Challenge: Would you retype, exactly and without the pictures, the lines between the line holding "Reproduce this chart with Bokeh." and the line holding "from bokeh.resources import INLINE", inclusive, and nothing else?

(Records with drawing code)

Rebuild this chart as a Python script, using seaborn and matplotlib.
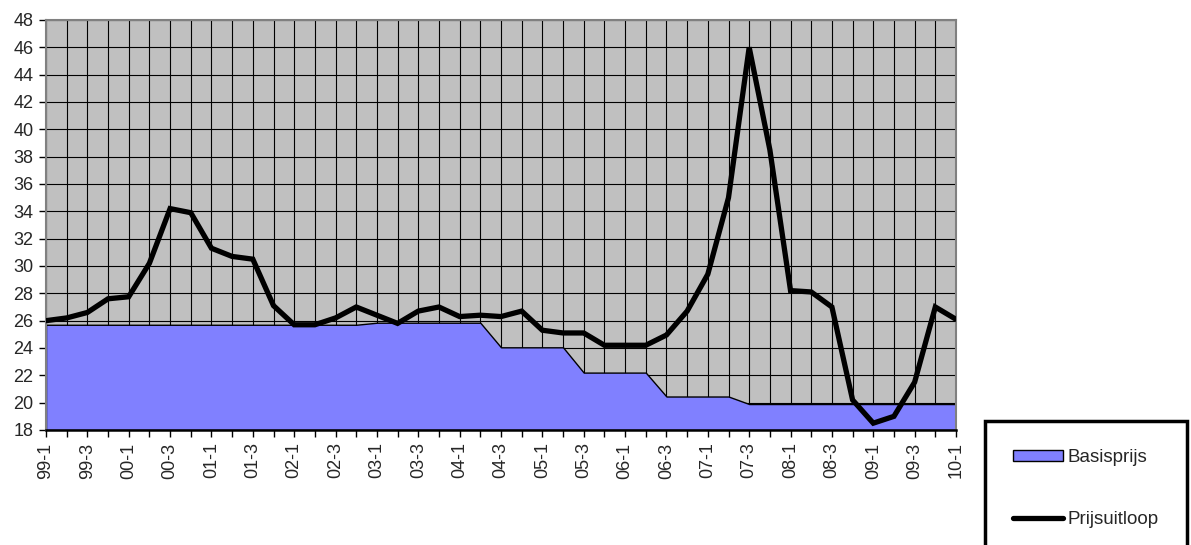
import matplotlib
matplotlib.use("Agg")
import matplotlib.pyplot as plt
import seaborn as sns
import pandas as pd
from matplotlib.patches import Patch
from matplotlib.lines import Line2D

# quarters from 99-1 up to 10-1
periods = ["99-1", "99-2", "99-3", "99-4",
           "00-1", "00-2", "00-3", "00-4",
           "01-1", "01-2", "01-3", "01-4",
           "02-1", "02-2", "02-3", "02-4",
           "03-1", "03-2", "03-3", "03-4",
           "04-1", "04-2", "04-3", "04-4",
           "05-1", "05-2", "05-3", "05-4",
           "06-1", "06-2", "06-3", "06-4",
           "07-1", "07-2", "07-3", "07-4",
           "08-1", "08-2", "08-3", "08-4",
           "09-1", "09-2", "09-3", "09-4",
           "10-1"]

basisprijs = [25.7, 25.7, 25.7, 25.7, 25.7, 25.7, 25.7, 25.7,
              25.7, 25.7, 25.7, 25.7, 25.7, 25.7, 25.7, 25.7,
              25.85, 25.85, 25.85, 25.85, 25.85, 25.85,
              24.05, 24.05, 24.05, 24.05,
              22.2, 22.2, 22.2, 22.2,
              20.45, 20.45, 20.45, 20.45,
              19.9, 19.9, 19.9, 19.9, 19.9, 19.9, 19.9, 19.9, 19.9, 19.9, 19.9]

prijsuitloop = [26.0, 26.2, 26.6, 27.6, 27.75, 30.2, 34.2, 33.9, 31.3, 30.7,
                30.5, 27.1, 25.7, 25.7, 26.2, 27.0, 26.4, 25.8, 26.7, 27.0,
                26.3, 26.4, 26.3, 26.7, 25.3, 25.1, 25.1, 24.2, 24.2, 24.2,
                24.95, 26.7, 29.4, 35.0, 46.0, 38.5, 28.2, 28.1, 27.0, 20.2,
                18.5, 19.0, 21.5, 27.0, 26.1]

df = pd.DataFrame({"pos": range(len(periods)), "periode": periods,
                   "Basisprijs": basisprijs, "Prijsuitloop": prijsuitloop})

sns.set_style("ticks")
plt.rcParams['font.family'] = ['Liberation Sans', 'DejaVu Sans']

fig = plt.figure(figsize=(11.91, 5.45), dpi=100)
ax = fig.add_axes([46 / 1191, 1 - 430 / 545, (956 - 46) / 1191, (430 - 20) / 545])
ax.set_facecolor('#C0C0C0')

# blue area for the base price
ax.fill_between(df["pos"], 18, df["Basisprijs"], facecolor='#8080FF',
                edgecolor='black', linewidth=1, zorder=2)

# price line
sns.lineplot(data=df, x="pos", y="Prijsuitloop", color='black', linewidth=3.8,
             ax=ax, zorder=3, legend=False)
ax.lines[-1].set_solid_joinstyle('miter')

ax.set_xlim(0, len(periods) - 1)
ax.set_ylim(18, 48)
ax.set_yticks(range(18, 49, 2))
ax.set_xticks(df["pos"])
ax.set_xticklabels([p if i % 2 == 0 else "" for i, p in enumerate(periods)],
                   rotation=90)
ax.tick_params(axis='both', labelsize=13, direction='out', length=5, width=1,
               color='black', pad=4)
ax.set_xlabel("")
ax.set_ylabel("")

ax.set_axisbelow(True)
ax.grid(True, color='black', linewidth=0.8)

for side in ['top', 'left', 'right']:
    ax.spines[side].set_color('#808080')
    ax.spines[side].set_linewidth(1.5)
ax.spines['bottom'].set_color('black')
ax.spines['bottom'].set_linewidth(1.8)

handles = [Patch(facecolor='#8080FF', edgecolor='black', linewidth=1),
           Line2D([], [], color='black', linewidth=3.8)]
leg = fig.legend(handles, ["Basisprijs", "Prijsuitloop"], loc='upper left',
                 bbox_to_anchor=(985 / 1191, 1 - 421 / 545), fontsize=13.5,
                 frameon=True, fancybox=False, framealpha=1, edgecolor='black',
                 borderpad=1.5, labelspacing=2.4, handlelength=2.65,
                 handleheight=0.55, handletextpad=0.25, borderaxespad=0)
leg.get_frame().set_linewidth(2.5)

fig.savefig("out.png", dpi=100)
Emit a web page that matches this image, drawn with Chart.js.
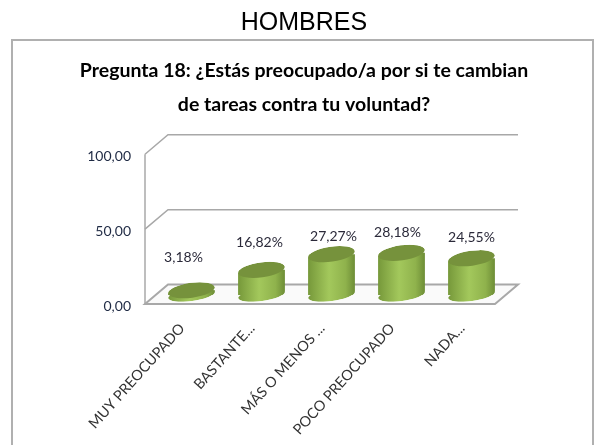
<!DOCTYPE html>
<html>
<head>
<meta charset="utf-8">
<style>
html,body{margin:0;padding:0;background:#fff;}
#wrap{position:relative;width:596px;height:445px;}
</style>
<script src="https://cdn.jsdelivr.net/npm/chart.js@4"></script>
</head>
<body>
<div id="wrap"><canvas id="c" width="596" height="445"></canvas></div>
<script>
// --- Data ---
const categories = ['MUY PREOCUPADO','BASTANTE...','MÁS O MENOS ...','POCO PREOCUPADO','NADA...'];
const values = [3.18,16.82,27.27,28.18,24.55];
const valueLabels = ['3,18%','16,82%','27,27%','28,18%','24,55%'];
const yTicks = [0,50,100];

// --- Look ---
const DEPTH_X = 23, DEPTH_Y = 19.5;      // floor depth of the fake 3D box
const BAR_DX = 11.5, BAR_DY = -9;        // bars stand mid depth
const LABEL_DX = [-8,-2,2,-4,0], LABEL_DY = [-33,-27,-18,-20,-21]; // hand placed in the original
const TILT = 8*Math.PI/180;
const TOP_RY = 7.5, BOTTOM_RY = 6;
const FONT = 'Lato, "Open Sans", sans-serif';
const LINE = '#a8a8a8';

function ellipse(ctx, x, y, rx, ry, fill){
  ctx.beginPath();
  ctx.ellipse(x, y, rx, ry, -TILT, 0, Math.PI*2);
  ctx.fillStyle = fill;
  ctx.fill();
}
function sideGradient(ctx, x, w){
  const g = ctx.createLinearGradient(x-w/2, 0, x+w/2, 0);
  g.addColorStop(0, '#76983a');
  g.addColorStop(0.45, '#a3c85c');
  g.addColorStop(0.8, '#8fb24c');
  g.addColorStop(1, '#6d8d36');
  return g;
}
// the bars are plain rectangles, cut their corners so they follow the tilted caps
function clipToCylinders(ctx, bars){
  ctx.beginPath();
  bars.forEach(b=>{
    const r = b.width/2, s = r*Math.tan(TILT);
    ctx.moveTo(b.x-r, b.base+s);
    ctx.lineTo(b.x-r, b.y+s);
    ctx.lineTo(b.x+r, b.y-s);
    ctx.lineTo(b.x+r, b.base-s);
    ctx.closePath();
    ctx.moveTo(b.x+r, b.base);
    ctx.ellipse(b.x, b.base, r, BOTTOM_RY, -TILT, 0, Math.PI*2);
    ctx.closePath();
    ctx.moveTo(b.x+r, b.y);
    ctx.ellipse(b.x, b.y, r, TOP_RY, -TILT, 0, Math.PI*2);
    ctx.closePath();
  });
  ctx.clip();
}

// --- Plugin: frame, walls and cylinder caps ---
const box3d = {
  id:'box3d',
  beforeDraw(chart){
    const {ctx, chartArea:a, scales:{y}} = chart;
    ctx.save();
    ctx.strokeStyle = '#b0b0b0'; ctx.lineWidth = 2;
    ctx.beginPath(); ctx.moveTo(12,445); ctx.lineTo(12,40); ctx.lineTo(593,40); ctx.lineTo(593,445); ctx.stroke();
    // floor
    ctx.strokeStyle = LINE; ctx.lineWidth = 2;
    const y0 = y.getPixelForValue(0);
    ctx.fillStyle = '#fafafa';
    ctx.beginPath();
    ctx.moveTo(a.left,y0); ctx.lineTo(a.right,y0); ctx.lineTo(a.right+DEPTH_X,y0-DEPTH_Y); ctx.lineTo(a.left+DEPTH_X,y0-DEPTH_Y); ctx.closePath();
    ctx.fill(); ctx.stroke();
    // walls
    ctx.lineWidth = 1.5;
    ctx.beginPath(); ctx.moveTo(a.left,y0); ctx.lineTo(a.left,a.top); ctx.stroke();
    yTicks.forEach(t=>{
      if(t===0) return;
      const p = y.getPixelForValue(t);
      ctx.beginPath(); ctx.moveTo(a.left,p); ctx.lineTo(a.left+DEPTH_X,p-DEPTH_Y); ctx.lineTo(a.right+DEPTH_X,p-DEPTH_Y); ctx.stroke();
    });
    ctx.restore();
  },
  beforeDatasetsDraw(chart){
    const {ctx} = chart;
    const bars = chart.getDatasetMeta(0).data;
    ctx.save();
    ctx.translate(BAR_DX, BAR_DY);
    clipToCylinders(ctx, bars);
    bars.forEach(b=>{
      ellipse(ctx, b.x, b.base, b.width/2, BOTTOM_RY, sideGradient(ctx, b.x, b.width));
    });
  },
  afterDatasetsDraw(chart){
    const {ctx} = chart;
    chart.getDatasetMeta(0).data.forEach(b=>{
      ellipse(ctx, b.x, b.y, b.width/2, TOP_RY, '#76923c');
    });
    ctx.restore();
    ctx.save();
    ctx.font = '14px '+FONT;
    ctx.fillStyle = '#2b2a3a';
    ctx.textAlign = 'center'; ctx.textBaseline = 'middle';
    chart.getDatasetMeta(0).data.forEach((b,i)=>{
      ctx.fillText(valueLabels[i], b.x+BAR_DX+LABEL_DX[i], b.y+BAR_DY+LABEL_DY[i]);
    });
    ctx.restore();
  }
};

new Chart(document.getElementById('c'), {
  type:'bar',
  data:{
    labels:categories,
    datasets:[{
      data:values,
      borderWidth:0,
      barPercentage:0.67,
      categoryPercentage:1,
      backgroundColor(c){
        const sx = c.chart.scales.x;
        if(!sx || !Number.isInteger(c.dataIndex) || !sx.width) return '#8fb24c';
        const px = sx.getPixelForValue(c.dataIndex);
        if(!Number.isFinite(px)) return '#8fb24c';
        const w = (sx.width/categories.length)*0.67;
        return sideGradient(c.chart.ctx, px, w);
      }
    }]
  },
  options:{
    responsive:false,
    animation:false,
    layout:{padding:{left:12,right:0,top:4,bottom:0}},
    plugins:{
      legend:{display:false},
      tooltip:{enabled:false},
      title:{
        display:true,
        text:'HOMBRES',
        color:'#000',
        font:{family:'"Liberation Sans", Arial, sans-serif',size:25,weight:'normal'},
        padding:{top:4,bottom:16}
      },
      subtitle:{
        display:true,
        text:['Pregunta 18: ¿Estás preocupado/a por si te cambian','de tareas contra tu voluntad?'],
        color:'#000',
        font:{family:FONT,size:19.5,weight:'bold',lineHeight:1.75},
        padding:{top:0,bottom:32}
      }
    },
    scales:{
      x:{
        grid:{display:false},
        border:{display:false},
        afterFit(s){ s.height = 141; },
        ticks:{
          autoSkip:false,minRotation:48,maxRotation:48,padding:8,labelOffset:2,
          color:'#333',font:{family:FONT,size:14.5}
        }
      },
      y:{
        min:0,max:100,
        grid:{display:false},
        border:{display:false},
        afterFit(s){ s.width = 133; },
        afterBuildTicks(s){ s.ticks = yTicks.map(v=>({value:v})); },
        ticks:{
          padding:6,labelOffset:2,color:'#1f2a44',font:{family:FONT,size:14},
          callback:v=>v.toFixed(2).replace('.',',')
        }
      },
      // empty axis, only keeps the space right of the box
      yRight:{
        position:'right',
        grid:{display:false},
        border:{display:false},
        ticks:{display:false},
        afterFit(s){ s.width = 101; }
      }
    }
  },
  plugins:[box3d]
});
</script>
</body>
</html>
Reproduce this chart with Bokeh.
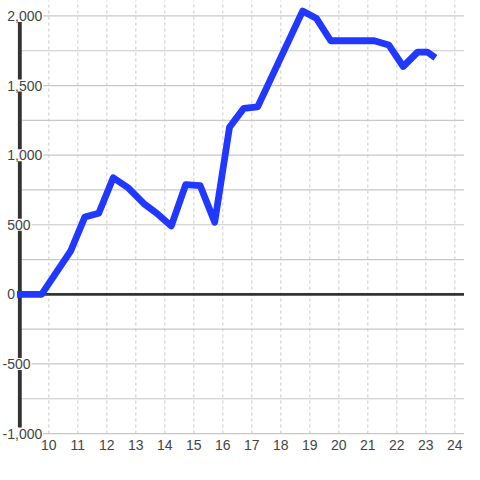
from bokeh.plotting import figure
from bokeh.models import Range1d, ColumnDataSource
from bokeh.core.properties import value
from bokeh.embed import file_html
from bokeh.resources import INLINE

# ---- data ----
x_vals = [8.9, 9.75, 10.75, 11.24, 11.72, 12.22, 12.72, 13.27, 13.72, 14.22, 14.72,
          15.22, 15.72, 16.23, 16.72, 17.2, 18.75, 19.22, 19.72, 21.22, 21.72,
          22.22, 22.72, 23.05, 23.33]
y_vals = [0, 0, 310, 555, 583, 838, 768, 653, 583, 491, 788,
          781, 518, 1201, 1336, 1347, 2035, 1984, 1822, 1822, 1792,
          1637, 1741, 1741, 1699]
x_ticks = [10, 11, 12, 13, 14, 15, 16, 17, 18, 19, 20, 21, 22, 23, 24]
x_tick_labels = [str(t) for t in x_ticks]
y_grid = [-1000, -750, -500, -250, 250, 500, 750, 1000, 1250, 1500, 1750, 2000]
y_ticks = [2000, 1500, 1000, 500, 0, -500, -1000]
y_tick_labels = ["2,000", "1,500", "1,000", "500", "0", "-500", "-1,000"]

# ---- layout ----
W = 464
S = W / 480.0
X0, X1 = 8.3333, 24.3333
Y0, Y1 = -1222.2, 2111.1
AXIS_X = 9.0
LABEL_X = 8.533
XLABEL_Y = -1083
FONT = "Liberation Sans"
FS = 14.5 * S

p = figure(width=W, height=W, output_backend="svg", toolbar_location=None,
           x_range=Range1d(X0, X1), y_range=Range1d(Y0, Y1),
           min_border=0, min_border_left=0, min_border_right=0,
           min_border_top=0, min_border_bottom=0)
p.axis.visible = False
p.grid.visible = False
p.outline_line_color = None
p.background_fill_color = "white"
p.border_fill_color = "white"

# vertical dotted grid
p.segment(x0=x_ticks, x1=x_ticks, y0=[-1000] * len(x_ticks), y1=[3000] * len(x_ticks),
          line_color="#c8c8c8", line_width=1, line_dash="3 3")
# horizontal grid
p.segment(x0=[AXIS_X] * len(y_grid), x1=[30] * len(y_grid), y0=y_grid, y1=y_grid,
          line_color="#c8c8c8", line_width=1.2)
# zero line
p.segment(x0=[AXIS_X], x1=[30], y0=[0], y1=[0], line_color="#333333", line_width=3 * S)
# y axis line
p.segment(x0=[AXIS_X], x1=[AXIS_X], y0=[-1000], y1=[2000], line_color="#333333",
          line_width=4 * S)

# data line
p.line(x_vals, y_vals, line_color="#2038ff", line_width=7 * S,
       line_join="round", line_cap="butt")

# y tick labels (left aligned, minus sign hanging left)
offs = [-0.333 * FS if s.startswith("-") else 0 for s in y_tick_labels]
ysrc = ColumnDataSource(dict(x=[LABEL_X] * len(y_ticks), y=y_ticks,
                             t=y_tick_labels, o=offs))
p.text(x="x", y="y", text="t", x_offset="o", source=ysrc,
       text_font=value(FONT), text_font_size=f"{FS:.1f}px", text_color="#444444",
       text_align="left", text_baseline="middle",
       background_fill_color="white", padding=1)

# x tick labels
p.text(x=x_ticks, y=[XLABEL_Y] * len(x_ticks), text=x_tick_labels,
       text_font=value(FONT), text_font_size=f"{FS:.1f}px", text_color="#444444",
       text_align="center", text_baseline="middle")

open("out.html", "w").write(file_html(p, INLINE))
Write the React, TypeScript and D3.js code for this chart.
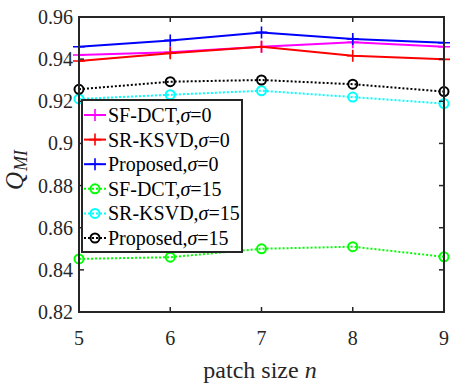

Written response:
Reproduce this chart with Bokeh.
from bokeh.plotting import figure
from bokeh.models import Range1d, ColumnDataSource
from bokeh.core.properties import value
from bokeh.embed import file_html
from bokeh.resources import INLINE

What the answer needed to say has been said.